▶ _ENTRIES_:
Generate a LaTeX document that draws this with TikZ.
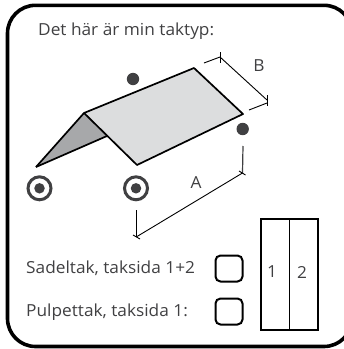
\documentclass[tikz,border=0pt]{standalone}
\usepackage{fontspec}
\setmainfont{Open Sans}[FakeStretch=1.04]
\definecolor{ink}{HTML}{404042}
\definecolor{roofdark}{HTML}{A7A8AA}
\definecolor{rooflight}{HTML}{DCDDDE}
\begin{document}
\begin{tikzpicture}[x=1pt,y=-1pt,
  edge/.style={draw=black,line width=1.7pt,line join=round},
  dim/.style={draw=black,line width=0.9pt},
  lbl/.style={anchor=west,inner sep=0pt,text=ink,font=\fontsize{16.6}{18}\selectfont},
  num/.style={anchor=center,inner sep=0pt,text=ink,font=\fontsize{16.6}{18}\selectfont},
  tick/.style={circle,fill=ink,inner sep=0pt,minimum size=12.4pt},
  ring/.style={circle,draw=ink,line width=3pt,fill=white,inner sep=0pt,minimum size=23pt},
  chk/.style={draw=black,line width=2pt,rounded corners=5pt,inner sep=0pt,minimum width=27pt,minimum height=26pt}]
\useasboundingbox (0,0) rectangle (344,349);
\draw[line width=3.6pt,rounded corners=28pt] (7.5,5.3) rectangle (352,346.5);
\coordinate (L) at (36,167); \coordinate (R) at (84,113); \coordinate (S) at (194,68);
\coordinate (E) at (243,114); \coordinate (F) at (137,165); \coordinate (J) at (107,136);
\fill[roofdark] (L)--(R)--(J)--cycle;
\fill[rooflight] (R)--(S)--(E)--(F)--cycle;
\draw[edge] (L)--(R)--(S)--(E)--(F)--(R);
\draw[edge] (L)--(J);
\node[tick] (d1) at (133,79) {}; \node[tick] (d2) at (242.7,129) {};
\node[ring] (r1) at (39.5,188.3) {}; \node[tick,minimum size=10.5pt] at (r1) {};
\node[ring] (r2) at (136,188.3) {}; \node[tick,minimum size=10.5pt] at (r2) {};
\node[lbl] (t) at (38,31) {Det här är min taktyp:};
\node[lbl] at (26,268) {Sadeltak, taksida 1+2};
\node[lbl] at (26,312) {Pulpettak, taksida 1:};
\node[num] at (259,66) {B}; \node[num] at (196,183) {A};
\coordinate (b1) at (220,57); \coordinate (b2) at (267,100);
\draw[dim] (b1)--(b2);
\draw[dim] (204,63)--(220,57); \draw[dim] (220,52)--(220,63);
\draw[dim] (249,110)--(267,103); \draw[dim] (267,95)--(267,106);
\coordinate (a1) at (136.7,236.7); \coordinate (a2) at (242.5,173);
\draw[dim] (a1)--(a2);
\draw[dim] (136.7,210)--(a1); \draw[dim] (133,235)--(140,239);
\draw[dim,draw=ink,line width=1.2pt] (243,146)--(a2); \draw[dim] (239,171)--(245.5,175);
\node[chk] (c1) at (229,268.5) {}; \node[chk] (c2) at (229,311.5) {};
\draw[line width=1.7pt] (261,219) rectangle (318,330);
\draw[line width=0.9pt] (289.5,219)--(289.5,330);
\node[num] at (272,272) {1}; \node[num] at (302,272) {2};
\end{tikzpicture}
\end{document}
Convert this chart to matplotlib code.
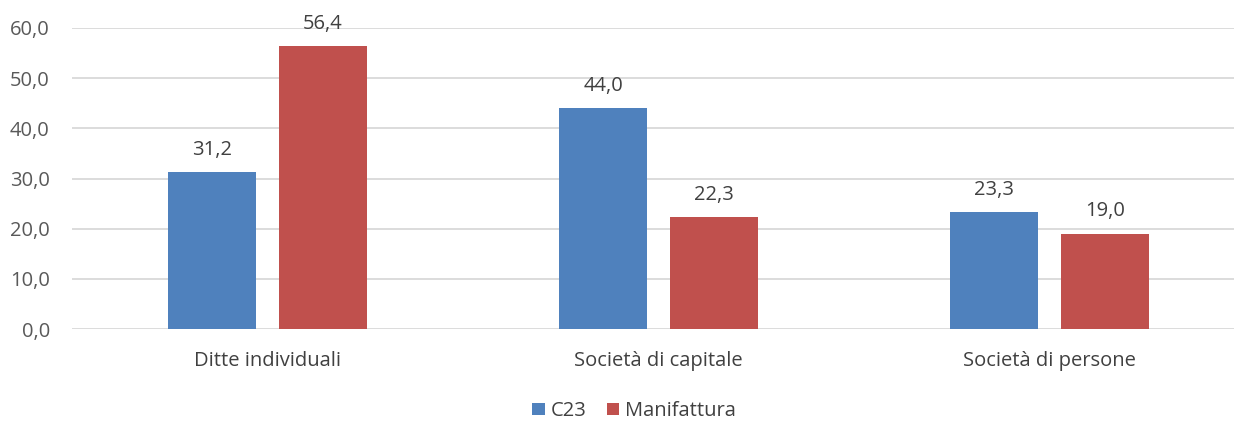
import matplotlib
matplotlib.use("Agg")
import matplotlib.pyplot as plt
import numpy as np

categories = ["Ditte individuali", "Società di capitale", "Società di persone"]
c23 = [31.2, 44.0, 23.3]
manifattura = [56.4, 22.3, 19.0]
series_names = ["C23", "Manifattura"]
yticks = [0, 10, 20, 30, 40, 50, 60]

blue = "#4F81BD"
red = "#C0504D"
txt = "#595959"
lbl = "#404040"

plt.rcParams['font.family'] = ['Open Sans', 'DejaVu Sans']
fs = 14.5

W, H = 1234, 421
fig = plt.figure(figsize=(W/100, H/100), dpi=100)
left, right = 72, 1245
top, bottom = 28, 329
ax = fig.add_axes([left/W, 1 - bottom/H, (right-left)/W, (bottom-top)/H])

x = np.arange(len(categories))
bw = 88/391
gap = 23/391
off = (bw + gap)/2
b1 = ax.bar(x - off, c23, bw, color=blue, label=series_names[0], zorder=3)
b2 = ax.bar(x + off, manifattura, bw, color=red, label=series_names[1], zorder=3)

for bars, vals in ((b1, c23), (b2, manifattura)):
    for b, v in zip(bars, vals):
        ax.annotate(f"{v:.1f}".replace(".", ","), (b.get_x() + b.get_width()/2, v),
                    xytext=(0, 9), textcoords="offset points", ha="center", va="bottom",
                    fontsize=fs, color=lbl)

ax.set_xlim(-0.5, len(categories) - 0.5)
ax.set_ylim(0, 60)
ax.set_yticks(yticks)
ax.set_yticklabels([f"{t:.1f}".replace(".", ",") for t in yticks], fontsize=fs, color=txt)
ax.set_xticks(x)
ax.set_xticklabels(categories, fontsize=fs, color=lbl)
ax.tick_params(axis='both', length=0)
ax.tick_params(axis='y', pad=16)
ax.tick_params(axis='x', pad=16)
ax.grid(axis='y', color="#D9D9D9", linewidth=1.3, zorder=0)
for s in ax.spines.values():
    s.set_visible(False)

leg = fig.legend(handles=[b1, b2], labels=series_names, loc="center", bbox_to_anchor=(634/W, 1 - 411/H),
                 ncol=2, frameon=False, fontsize=fs, handlelength=0.6, handleheight=0.6,
                 handletextpad=0.3, columnspacing=1.0)
for t in leg.get_texts():
    t.set_color(lbl)

fig.savefig("out.png", dpi=100)
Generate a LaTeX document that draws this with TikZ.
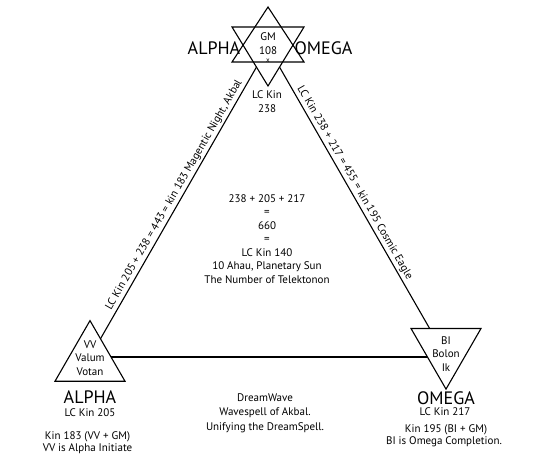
\documentclass[tikz,border=0pt]{standalone}
\usepackage{fontspec}
\setmainfont{PT Sans}
\usetikzlibrary{shapes.geometric}

\begin{document}
\begin{tikzpicture}[x=1pt, y=-1pt, line width=1.1pt, font=\fontsize{11}{13.5}\selectfont]
        \tikzstyle{tri}   = [regular polygon, regular polygon sides=3, minimum size=80.8pt, inner sep=0pt, draw, fill=white]
        \tikzstyle{big}   = [font=\fontsize{18}{20}\selectfont, anchor=base, inner sep=0pt]
        \tikzstyle{txt}   = [anchor=base, inner sep=0pt]
        \tikzstyle{side}  = [above, sloped, inner sep=2pt]

        \useasboundingbox (0,0) rectangle (534,460);

        \coordinate (gm) at (268,47);
        \coordinate (alpha) at (90,357);
        \coordinate (omega) at (446,357);

        \draw (alpha) -- node[side, pos=0.51]{LC Kin 205 + 238 = 443 = kin 183 Magentic Night, Akbal} (gm);
        \draw (gm) -- node[side, pos=0.45]{LC Kin 238 + 217 = 455 = kin 195 Cosmic Eagle} (omega);
        \draw (alpha) -- (omega);

        % star
        \fill[white] (268,7) -- (304,62) -- (232,62) -- cycle (232,27) -- (304,27) -- (268,86) -- cycle;
        \draw (268,7) -- (304,62) -- (232,62) -- cycle;
        \draw (232,27) -- (304,27) -- (268,86) -- cycle;
        \node [txt](gmtxt) at (268,41) {GM};
        \node [txt](gmnum) at (268,54) {108};
        \node [txt, font=\scriptsize](gmx) at (268,63) {x};

        \node [tri](vv) at (90,361) {};
        \node [tri, shape border rotate=180](bi) at (446,348.7) {};

        \foreach \t [count=\i] in {VV, Valum, Votan}
                \node [txt](vv\i) at (90, {334.5 + 13.5*\i}) {\t};
        \foreach \t [count=\i] in {BI, Bolon, Ik}
                \node [txt](bi\i) at (446, {330.5 + 13.7*\i}) {\t};

        \node [big](alphatop) at (214,55) {ALPHA};
        \node [big](omegatop) at (323.5,55) {OMEGA};
        \node [txt](kintop) at (267,98) {LC Kin};
        \node [txt](kintopnum) at (267,112) {238};

        \foreach \t [count=\i] in {238 + 205 + 217, =, 660, =, LC Kin 140, {10 Ahau, Planetary Sun}, The Number of Telektonon}
                \node [txt](sum\i) at (267, {188.5 + 13.5*\i}) {\t};

        \node [big](alphabot) at (90,403) {ALPHA};
        \node [txt](kinalpha) at (90,416) {LC Kin 205};
        \node [txt](vvsum) at (87.5,439) {Kin 183 (VV + GM)};
        \node [txt](vvnote) at (87.5,451) {VV is Alpha Initiate};

        \node [big](omegabot) at (446,404) {OMEGA};
        \node [txt](kinomega) at (445,415) {LC Kin 217};
        \node [txt](bisum) at (446,432) {Kin 195 (BI + GM)};
        \node [txt](binote) at (444,444) {BI is Omega Completion.};

        \foreach \t [count=\i] in {DreamWave, Wavespell of Akbal., Unifying the DreamSpell.}
                \node [txt](wave\i) at (265, {386.5 + 14.5*\i}) {\t};
\end{tikzpicture}
\end{document}
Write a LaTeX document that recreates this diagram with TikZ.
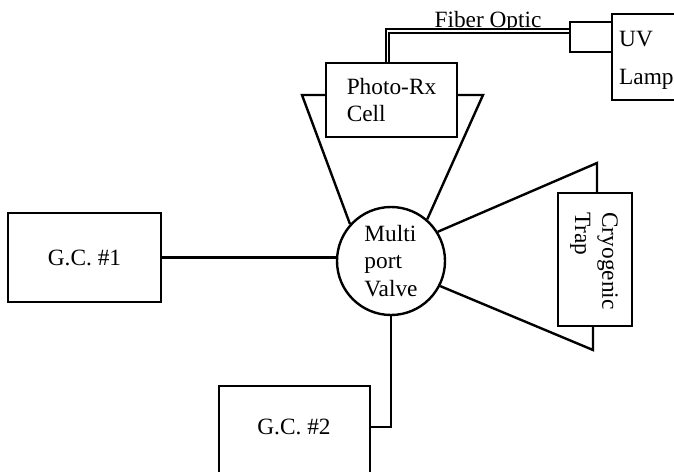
\documentclass[tikz,border=0pt]{standalone}
\usepackage{fontspec}
\setmainfont{Liberation Serif}
\begin{document}
\begin{tikzpicture}[x=0.75pt,y=-0.75pt, line width=1.8pt,
  font=\fontsize{17.5}{20.5}\selectfont,
  box/.style={draw, rectangle, inner sep=0pt},
  lbl/.style={inner sep=0pt, align=left}]
\clip (0,0) rectangle (674,471);
% nodes
\node[box, minimum width=153*0.75pt, minimum height=89*0.75pt] (gc1) at (84.5,257.5) {G.C. \#1};
\node[draw, circle, minimum size=108*0.75pt, inner sep=0pt, align=left] (valve) at (391,261) {Multi\\port\\Valve};
\node[box, minimum width=151*0.75pt, minimum height=120*0.75pt] (gc2) at (294.5,446) {};
\node[lbl] (gc2t) at (294,427) {G.C. \#2};
\node[box, minimum width=131*0.75pt, minimum height=74*0.75pt, align=left] (photo) at (391.5,100) {Photo-Rx\\Cell};
\node[box, minimum width=74*0.75pt, minimum height=133*0.75pt] (trap) at (595,259.5) {};
\node[lbl, rotate=-90] (trapt) at (594,261) {Cryogenic\\Trap};
\node[box, minimum width=42*0.75pt, minimum height=30*0.75pt] (fib) at (591,37) {};
\node[box, minimum width=100*0.75pt, minimum height=86*0.75pt] (uv) at (662,57) {};
\node[lbl, anchor=west, font=\fontsize{17.5}{28.5}\selectfont] (uvt) at (618,60) {UV\\Lamp};
\node[inner sep=0pt, anchor=base] (fo) at (488,27) {Fiber Optic};
% coordinates
\coordinate (fl) at (302,95);
\coordinate (fr) at (483,95);
\coordinate (tu) at (597,163);
\coordinate (tl) at (593,350);
% connectors
\draw (gc1.east) -- (gc1.east -| valve.west);
\draw (gc2.east |- gc2t) -| (valve.south);
\draw (valve.138) -- (fl) -- (fl -| photo.west);
\draw (valve.49) -- (fr) -- (fr -| photo.east);
\draw (valve.32) -- (tu) -- (tu |- trap.north);
\draw (valve.-27) -- (tl) -- (tl |- trap.south);
\draw[double, line width=1.4pt, double distance=1.4pt] ([xshift=-3pt]photo.north) |- ([yshift=4.5pt]fib.west);
\end{tikzpicture}
\end{document}
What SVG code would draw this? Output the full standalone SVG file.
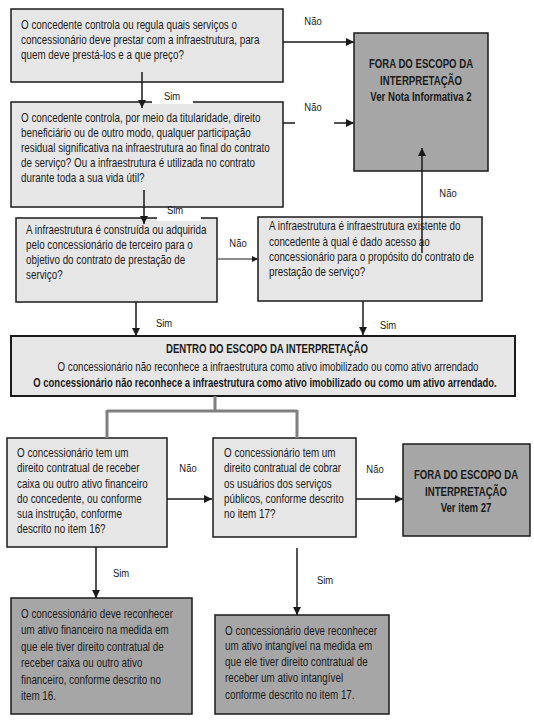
<svg xmlns="http://www.w3.org/2000/svg" width="534" height="720" viewBox="0 0 534 720">
<defs>
<style>
text{font-family:"Liberation Sans",Arial,sans-serif;fill:#1a1a1a}
.t{font-size:12px}
.lb{font-size:11.5px;text-anchor:middle}
.b{font-weight:bold;font-size:12px;text-anchor:middle}
.m{text-anchor:middle}
.lt{fill:#e6e6e6;stroke:#1a1a1a;stroke-width:1.5}
.dk{fill:#a6a6a6;stroke:#1a1a1a;stroke-width:1.5}
.c{fill:none;stroke:#1a1a1a;stroke-width:1.5}
.g{fill:none;stroke:#808080;stroke-width:3}
</style>
<marker id="ar" viewBox="0 0 10 10" refX="10" refY="5" markerWidth="8" markerHeight="8" markerUnits="userSpaceOnUse" orient="auto">
<path d="M0,0 L10,5 L0,10 z" fill="#1a1a1a"/>
</marker>
<marker id="ars" viewBox="0 0 10 10" refX="10" refY="5" markerWidth="6" markerHeight="6" markerUnits="userSpaceOnUse" orient="auto">
<path d="M0,0 L10,5 L0,10 z" fill="#1a1a1a"/>
</marker>
</defs>
<rect width="534" height="720" fill="#fff"/>

<g id="n1">
<rect class="lt" x="11" y="9" width="272" height="73"/>
<g transform="translate(21 0) scale(.82 1)">
<text class="t" y="29">O concedente controla ou regula quais serviços o</text>
<text class="t" y="44">concessionário deve prestar com a infraestrutura, para</text>
<text class="t" y="59">quem deve prestá-los e a que preço?</text>
</g>
</g>

<g id="n2">
<rect class="lt" x="11" y="102" width="272" height="105"/>
<g transform="translate(21 0) scale(.82 1)">
<text class="t" y="122">O concedente controla, por meio da titularidade, direito</text>
<text class="t" y="137">beneficiário ou de outro modo, qualquer participação</text>
<text class="t" y="152">residual significativa na infraestrutura ao final do contrato</text>
<text class="t" y="167">de serviço? Ou a infraestrutura é utilizada no contrato</text>
<text class="t" y="182">durante toda a sua vida útil?</text>
</g>
</g>

<g id="n3">
<rect class="lt" x="16" y="218" width="201" height="84"/>
<g transform="translate(26 0) scale(.82 1)">
<text class="t" y="234">A infraestrutura é construída ou adquirida</text>
<text class="t" y="249">pelo concessionário de terceiro para o</text>
<text class="t" y="264">objetivo do contrato de prestação de</text>
<text class="t" y="279">serviço?</text>
</g>
</g>

<g id="n4">
<rect class="lt" x="258" y="217" width="224" height="84"/>
<g transform="translate(269 0) scale(.82 1)">
<text class="t" y="230">A infraestrutura é infraestrutura existente do</text>
<text class="t" y="246">concedente à qual é dado acesso ao</text>
<text class="t" y="261">concessionário para o propósito do contrato de</text>
<text class="t" y="276">prestação de serviço?</text>
</g>
</g>

<g id="fora1">
<rect class="dk" x="354" y="33" width="134" height="138"/>
<g transform="translate(421 0) scale(.8 1)">
<text class="b" y="68">FORA DO ESCOPO DA</text>
<text class="b" y="85">INTERPRETAÇÃO</text>
<text class="b" y="101">Ver Nota Informativa 2</text>
</g>
</g>

<g id="dentro">
<rect class="lt" x="11" y="336" width="504" height="60" style="stroke-width:2"/>
<g transform="translate(267 0) scale(.8 1)">
<text class="b" y="353">DENTRO DO ESCOPO DA INTERPRETAÇÃO</text>
</g>
<g transform="translate(268 0) scale(.81 1)">
<text class="t m" y="371">O concessionário não reconhece a infraestrutura como ativo imobilizado ou como ativo arrendado</text>
</g>
<g transform="translate(265 0) scale(.79 1)">
<text class="b" y="387">O concessionário não reconhece a infraestrutura como ativo imobilizado ou como um ativo arrendado.</text>
</g>
</g>

<g id="n5">
<rect class="lt" x="7" y="438" width="160" height="109"/>
<g transform="translate(17 0) scale(.82 1)">
<text class="t" y="457">O concessionário tem um</text>
<text class="t" y="472">direito contratual de receber</text>
<text class="t" y="488">caixa ou outro ativo financeiro</text>
<text class="t" y="503">do concedente, ou conforme</text>
<text class="t" y="518">sua instrução, conforme</text>
<text class="t" y="533">descrito no item 16?</text>
</g>
</g>

<g id="n6">
<rect class="lt" x="213" y="438" width="143" height="99"/>
<g transform="translate(224 0) scale(.82 1)">
<text class="t" y="457">O concessionário tem um</text>
<text class="t" y="472">direito contratual de cobrar</text>
<text class="t" y="488">os usuários dos serviços</text>
<text class="t" y="503">públicos, conforme descrito</text>
<text class="t" y="518">no item 17?</text>
</g>
</g>

<g id="fora2">
<rect class="dk" x="403" y="444" width="127" height="92"/>
<g transform="translate(466 0) scale(.8 1)">
<text class="b" y="479">FORA DO ESCOPO DA</text>
<text class="b" y="496">INTERPRETAÇÃO</text>
<text class="b" y="512">Ver item 27</text>
</g>
</g>

<g id="n7">
<rect class="dk" x="11" y="598" width="181" height="116"/>
<g transform="translate(21 0) scale(.82 1)">
<text class="t" y="618">O concessionário deve reconhecer</text>
<text class="t" y="634">um ativo financeiro na medida em</text>
<text class="t" y="651">que ele tiver direito contratual de</text>
<text class="t" y="667">receber caixa ou outro ativo</text>
<text class="t" y="684">financeiro, conforme descrito no</text>
<text class="t" y="700">item 16.</text>
</g>
</g>

<g id="n8">
<rect class="dk" x="215" y="615" width="174" height="99"/>
<g transform="translate(225 0) scale(.82 1)">
<text class="t" y="635">O concessionário deve reconhecer</text>
<text class="t" y="650">um ativo intangível na medida em</text>
<text class="t" y="666">que ele tiver direito contratual de</text>
<text class="t" y="682">receber um ativo intangível</text>
<text class="t" y="699">conforme descrito no item 17.</text>
</g>
</g>

<g id="connectors">
<path class="c" d="M142,72 V108" marker-end="url(#ar)"/>
<rect x="152" y="84" width="41" height="20" fill="#fff"/>
<text class="lb" transform="translate(172 100) scale(.82 1)">Sim</text>

<path class="c" d="M144,190 V224" marker-end="url(#ar)"/>
<rect x="157" y="208" width="44" height="13" fill="#fff"/>
<text class="lb" transform="translate(175 214) scale(.82 1)">Sim</text>

<path class="c" d="M283,42 H354" marker-end="url(#ar)"/>
<text class="lb" transform="translate(313 25) scale(.82 1)">Não</text>

<path class="c" d="M283,123 H295"/>
<path class="c" d="M334,123 H354" marker-end="url(#ar)"/>
<text class="lb" transform="translate(313 111) scale(.82 1)">Não</text>

<path d="M218,259 H258" fill="none" stroke="#1a1a1a" stroke-width="1" marker-end="url(#ars)"/>
<text class="lb" transform="translate(238 247) scale(.82 1)">Não</text>

<path class="c" d="M422,253 V148" marker-end="url(#ar)"/>
<text class="lb" transform="translate(448 197) scale(.82 1)">Não</text>

<path class="c" d="M136,302 V336" marker-end="url(#ar)"/>
<text class="lb" transform="translate(164 327) scale(.82 1)">Sim</text>

<path class="c" d="M363,301 V335" marker-end="url(#ar)"/>
<text class="lb" transform="translate(388 329) scale(.82 1)">Sim</text>

<path class="g" d="M215,396 V411 M107,411 H297 M107,410 V438 M297,410 V438"/>

<path class="c" d="M167,499 H212" marker-end="url(#ar)"/>
<text class="lb" transform="translate(188 472) scale(.82 1)">Não</text>

<path class="c" d="M356,499 H403" marker-end="url(#ar)"/>
<text class="lb" transform="translate(375 473) scale(.82 1)">Não</text>

<path class="c" d="M96,547 V598" marker-end="url(#ar)"/>
<text class="lb" transform="translate(121 577) scale(.82 1)">Sim</text>

<path class="c" d="M297,548 V615" marker-end="url(#ar)"/>
<text class="lb" transform="translate(325 584) scale(.82 1)">Sim</text>
</g>
</svg>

▶ _SHORT EXERCISE_:
Write out every line of the listing that holds the word "this".

▶ _CORRECT OUTPUT_:
Generate a LaTeX document that draws this with TikZ.
Convert this chart to matplotlib code.
Generate a LaTeX document that draws this with TikZ.
Write a LaTeX document that recreates this diagram with TikZ.
What SVG code would draw this? Output the full standalone SVG file.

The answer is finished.